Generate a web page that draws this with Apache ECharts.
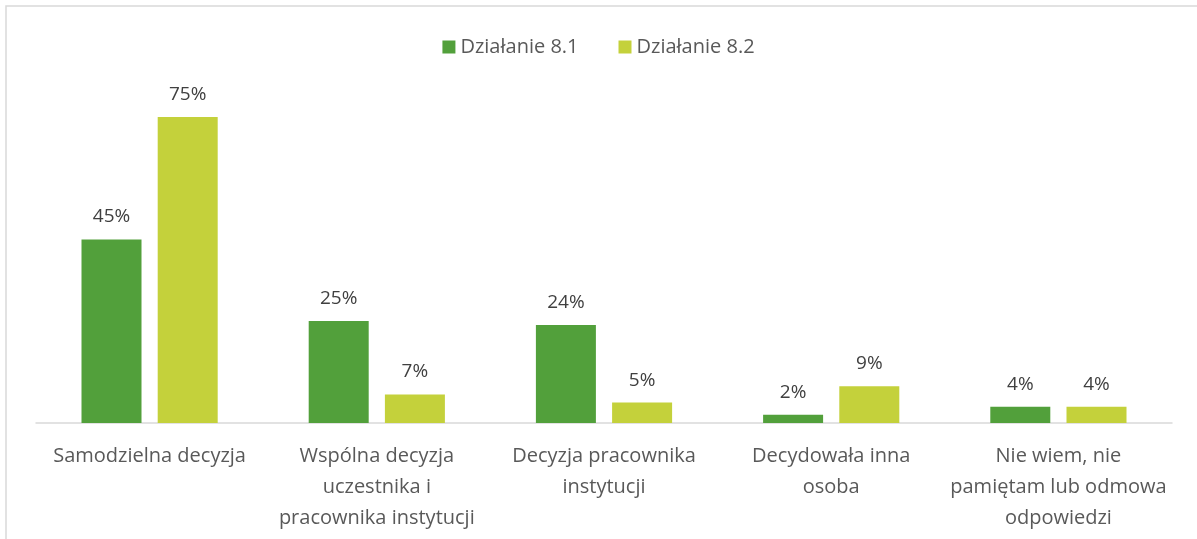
<!DOCTYPE html>
<html>
<head>
<meta charset="utf-8">
<script src="https://cdn.jsdelivr.net/npm/echarts@6/dist/echarts.min.js"></script>
<style>
  html, body { margin: 0; padding: 0; background: #fff; }
  #chart { width: 1197px; height: 539px; }
</style>
</head>
<body>
<div id="chart"></div>
<script>
  var categories = [
    'Samodzielna decyzja',
    'Wspólna decyzja\nuczestnika i\npracownika instytucji',
    'Decyzja pracownika\ninstytucji',
    'Decydowała inna\nosoba',
    'Nie wiem, nie\npamiętam lub odmowa\nodpowiedzi'
  ]
  var seriesNames = ['Działanie 8.1', 'Działanie 8.2']
  var values81 = [45, 25, 24, 2, 4]
  var values82 = [75, 7, 5, 9, 4]

  var font = '"Open Sans", sans-serif'
  var myChart = echarts.init(document.getElementById('chart'))

  var labelStyle = {
    show: true,
    position: 'top',
    distance: 13,
    formatter: '{c}%',
    fontFamily: font,
    fontSize: 19,
    color: '#404040'
  }

  var option = {
    animation: false,
    color: ['#52a03b', '#c4d13b'],
    graphic: [{
      type: 'rect',
      shape: { x: 6, y: 6, width: 1300, height: 600 },
      style: { fill: 'none', stroke: '#d9d9d9', lineWidth: 1.5 },
      silent: true
    }],
    legend: {
      top: 32,
      left: 'center',
      itemWidth: 13,
      itemHeight: 13,
      itemGap: 40,
      icon: 'rect',
      textStyle: { fontFamily: font, fontSize: 20, color: '#595959' },
      data: seriesNames
    },
    grid: {
      left: 36,
      right: 25,
      top: 15,
      bottom: 116,
      containLabel: false
    },
    xAxis: {
      type: 'category',
      data: categories,
      axisLine: { show: true, lineStyle: { color: '#d9d9d9', width: 1.5 } },
      axisTick: { show: false },
      axisLabel: {
        interval: 0,
        margin: 18,
        lineHeight: 31,
        fontFamily: font,
        fontSize: 20,
        color: '#595959'
      }
    },
    yAxis: {
      type: 'value',
      min: 0,
      max: 100,
      show: false,
      splitLine: { show: false }
    },
    series: [
      {
        name: seriesNames[0],
        type: 'bar',
        barWidth: 60,
        barGap: '27%',
        label: labelStyle,
        data: values81
      },
      {
        name: seriesNames[1],
        type: 'bar',
        barWidth: 60,
        barGap: '27%',
        label: labelStyle,
        data: values82
      }
    ]
  }
  myChart.setOption(option)
</script>
</body>
</html>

### To do
Except for the pictures, copy the material above exactly.

### The completed task
Generate a web page that draws this with Apache ECharts.
<!DOCTYPE html>
<html>
<head>
<meta charset="utf-8">
<script src="https://cdn.jsdelivr.net/npm/echarts@6/dist/echarts.min.js"></script>
<style>
  html, body { margin: 0; padding: 0; background: #fff; }
  #chart { width: 1197px; height: 539px; }
</style>
</head>
<body>
<div id="chart"></div>
<script>
  var categories = [
    'Samodzielna decyzja',
    'Wspólna decyzja\nuczestnika i\npracownika instytucji',
    'Decyzja pracownika\ninstytucji',
    'Decydowała inna\nosoba',
    'Nie wiem, nie\npamiętam lub odmowa\nodpowiedzi'
  ]
  var seriesNames = ['Działanie 8.1', 'Działanie 8.2']
  var values81 = [45, 25, 24, 2, 4]
  var values82 = [75, 7, 5, 9, 4]

  var font = '"Open Sans", sans-serif'
  var myChart = echarts.init(document.getElementById('chart'))

  var labelStyle = {
    show: true,
    position: 'top',
    distance: 13,
    formatter: '{c}%',
    fontFamily: font,
    fontSize: 19,
    color: '#404040'
  }

  var option = {
    animation: false,
    color: ['#52a03b', '#c4d13b'],
    graphic: [{
      type: 'rect',
      shape: { x: 6, y: 6, width: 1300, height: 600 },
      style: { fill: 'none', stroke: '#d9d9d9', lineWidth: 1.5 },
      silent: true
    }],
    legend: {
      top: 32,
      left: 'center',
      itemWidth: 13,
      itemHeight: 13,
      itemGap: 40,
      icon: 'rect',
      textStyle: { fontFamily: font, fontSize: 20, color: '#595959' },
      data: seriesNames
    },
    grid: {
      left: 36,
      right: 25,
      top: 15,
      bottom: 116,
      containLabel: false
    },
    xAxis: {
      type: 'category',
      data: categories,
      axisLine: { show: true, lineStyle: { color: '#d9d9d9', width: 1.5 } },
      axisTick: { show: false },
      axisLabel: {
        interval: 0,
        margin: 18,
        lineHeight: 31,
        fontFamily: font,
        fontSize: 20,
        color: '#595959'
      }
    },
    yAxis: {
      type: 'value',
      min: 0,
      max: 100,
      show: false,
      splitLine: { show: false }
    },
    series: [
      {
        name: seriesNames[0],
        type: 'bar',
        barWidth: 60,
        barGap: '27%',
        label: labelStyle,
        data: values81
      },
      {
        name: seriesNames[1],
        type: 'bar',
        barWidth: 60,
        barGap: '27%',
        label: labelStyle,
        data: values82
      }
    ]
  }
  myChart.setOption(option)
</script>
</body>
</html>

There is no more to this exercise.